The exercise
Reproduce exactly, with no pictures, each line from the opening of the material down through the line containing "(0,0) rectangle (701,882);".

Supplied material
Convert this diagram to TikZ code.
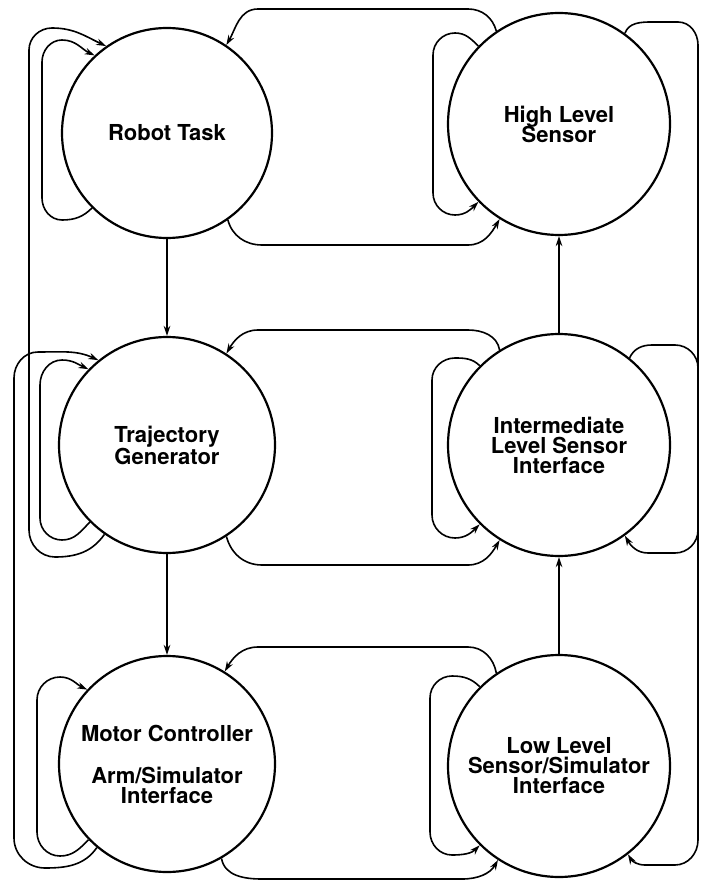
\documentclass[tikz,border=0pt]{standalone}
\usepackage{fontspec}
\setmainfont{TeX Gyre Heros}
\usetikzlibrary{arrows.meta}

\begin{document}
\begin{tikzpicture}[
    x=1pt, y=-1pt, >={Stealth[length=10pt,width=6.5pt]},
    line width=1.6pt,
    proc/.style={circle, draw, line width=2.2pt, minimum size=216pt, inner sep=0pt,
                 align=center, font=\bfseries\fontsize{22}{20}\selectfont}
]
\useasboundingbox (0,0) rectangle (701,882);

\node[proc, minimum size=210pt] (rt) at (167,133) {Robot Task};
\node[proc, minimum size=222pt] (hls) at (559,124) {High Level\\[-2pt]Sensor};
\node[proc] (tg) at (167,445) {Trajectory\\Generator};
\node[proc, minimum size=222pt] (ils) at (559,445) {Intermediate\\Level Sensor\\Interface};
\node[proc] (mc) at (167,764) {Motor Controller\\[22pt]Arm/Simulator\\Interface};
\node[proc, minimum size=222pt] (lls) at (559,766) {Low Level\\Sensor/Simulator\\Interface};

% down the left column, up the right one
\draw[->] (rt) -- (tg);
\draw[->] (tg) -- (mc);
\draw[->] (lls) -- (ils);
\draw[->] (ils) -- (hls);

% top row
\draw[->] (hls.124) to[out=105,in=0] (468,9) -- (258,9) to[out=180,in=60] (rt.56);
\draw[->] (rt.-55) to[out=-75,in=180] (262,245) -- (468,245) to[out=0,in=240] (hls.238);
\draw[->] (hls.136) to[out=135,in=0] (455,33) to[out=180,in=90] (433,55) -- (433,193)
    to[out=-90,in=180] (455,215) to[out=0,in=225] (hls.224);
\draw[->] (hls.54) to[out=70,in=180] (652,22) -- (678,22) to[out=0,in=90] (698,45) -- (698,840)
    to[out=-90,in=0] (675,865) -- (645,865) to[out=180,in=-60] (lls.-52);

% middle row
\draw[->] (ils.122) to[out=100,in=0] (468,330) -- (258,330) to[out=180,in=60] (tg.57);
\draw[->] (tg.-57) to[out=-75,in=180] (262,565) -- (468,565) to[out=0,in=240] (ils.238);
\draw[->] (ils.135) to[out=135,in=0] (455,358) to[out=180,in=90] (432,380) -- (432,515)
    to[out=-90,in=180] (455,538) to[out=0,in=225] (ils.225);
\draw[->] (ils.51) to[out=65,in=180] (652,345) -- (675,345) to[out=0,in=90] (698,368) -- (698,530)
    to[out=-90,in=0] (675,553) -- (648,553) to[out=180,in=-60] (ils.-54);

% bottom row
\draw[->] (lls.124) to[out=100,in=0] (468,647) -- (258,647) to[out=180,in=60] (mc.58);
\draw[->] (mc.-60) to[out=-80,in=180] (262,879) -- (462,879) to[out=0,in=240] (lls.237);
\draw[->] (lls.135) to[out=135,in=0] (452,676) to[out=180,in=90] (430,698) -- (430,832)
    to[out=-90,in=180] (452,855) to[out=0,in=225] (lls.225);

% left side loops
\draw[->] (rt.225) to[out=225,in=0] (62,220) to[out=180,in=-90] (42,198) -- (42,62)
    to[out=90,in=180] (62,40) to[out=0,in=155] (rt.133);
\draw[->] (tg.235) to[out=235,in=0] (55,557) to[out=180,in=-90] (29,530) -- (29,50)
    to[out=90,in=180] (52,28) to[out=0,in=155] (rt.125);
\draw[->] (tg.225) to[out=225,in=0] (62,540) to[out=180,in=-90] (40,518) -- (40,385)
    to[out=90,in=180] (62,360) to[out=0,in=155] (tg.136);
\draw[->] (mc.230) to[out=235,in=0] (45,868) to[out=180,in=-90] (14,838) -- (14,378)
    to[out=90,in=180] (38,352) to[out=0,in=155] (tg.129);
\draw[->] (mc.224) to[out=225,in=0] (60,856) to[out=180,in=-90] (37,832) -- (37,700)
    to[out=90,in=180] (60,677) to[out=0,in=155] (mc.137);
\end{tikzpicture}
\end{document}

Answer for this exercise
Convert this diagram to TikZ code.
\documentclass[tikz,border=0pt]{standalone}
\usepackage{fontspec}
\setmainfont{TeX Gyre Heros}
\usetikzlibrary{arrows.meta}

\begin{document}
\begin{tikzpicture}[
    x=1pt, y=-1pt, >={Stealth[length=10pt,width=6.5pt]},
    line width=1.6pt,
    proc/.style={circle, draw, line width=2.2pt, minimum size=216pt, inner sep=0pt,
                 align=center, font=\bfseries\fontsize{22}{20}\selectfont}
]
\useasboundingbox (0,0) rectangle (701,882);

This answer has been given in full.